Monthly Bookkeeping Checklist for Service Businesses
A practical monthly bookkeeping checklist for service business owners who want cleaner books, fewer surprises, and better month-end reporting — with a landscaping-specific close routine.
Short answer
A monthly bookkeeping close should review transactions, categorize income and expenses, match deposits, reconcile bank and credit card accounts, review open invoices and bills, check payroll and sales tax, and review financial reports.
Checklist
- Import or review all bank and credit card transactions.
- Categorize income and expenses.
- Match deposits to invoices or customer payments.
- Reconcile checking, savings, and all credit cards.
- Review open invoices and unpaid vendor bills.
- Review payroll entries and confirm sales tax payable.
- Review owner draws and contributions.
- Clear any Ask My Accountant or uncategorized balances.
- Review P&L and balance sheet.
- Save receipts and supporting documents.
Common mistakes
- Skipping reconciliation and trusting the bank balance instead.
- Ignoring open invoices until cash is already tight.
- Leaving owner draws in expense accounts.
- Letting sales tax payable accumulate without checking filings.
- Waiting until tax season to sort receipts.
Examples for service businesses
- A lawn care company should review fuel, materials, payroll, and recurring customer invoices every month.
- A tree service should review subcontractor payments, large equipment rentals, and job deposits.
- A landscaping company should review sales by service line to catch any jobs that ran over budget.
Make the close repeatable
The same monthly checklist reduces surprises and makes reports easier to trust.

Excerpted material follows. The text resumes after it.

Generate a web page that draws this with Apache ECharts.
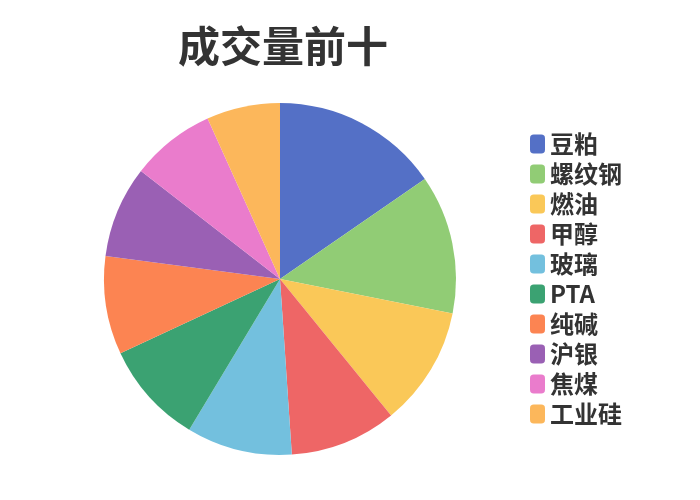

A consistent process is more useful than a rushed year-end cleanup.
The IRS says good records should be kept in an orderly fashion and in a safe place. A monthly close routine is the practical way to do that — rather than scrambling at tax time to reconstruct what happened.
What the monthly close looks like for a landscaping company
Landscaping and lawn care businesses have a few transaction types that need extra attention during the monthly close — especially compared to businesses with simpler, more predictable cash flows.
- Fuel card reconciliation — reconcile the fuel card account separately and verify the monthly card payment was recorded as a transfer, not a new expense
- Plant and material costs — confirm nursery and supplier charges are categorized as cost of goods sold, not mixed into operating expenses
- Job deposits received — make sure customer deposits are in the liability account (Unearned Revenue) and not posted directly as income if the job has not been completed
- Crew payroll — confirm payroll entries match the payroll provider report, including any overtime during peak weeks
- Equipment rental charges — verify these are categorized to Equipment Rental under COGS or operating expenses, not miscategorized as vehicle costs
- Sales by service line — run a sales by product/service report to verify recurring maintenance, installations, and cleanup are broken out correctly
How long does a monthly close take?
For a landscaping company with clean records and a connected bank feed, a monthly close might take 2–4 hours if you are doing it yourself. If transactions have been uncategorized for several months, add significant time for each month that was skipped.
Doing the close monthly keeps it fast. Skipping months turns a 3-hour process into a multi-day project.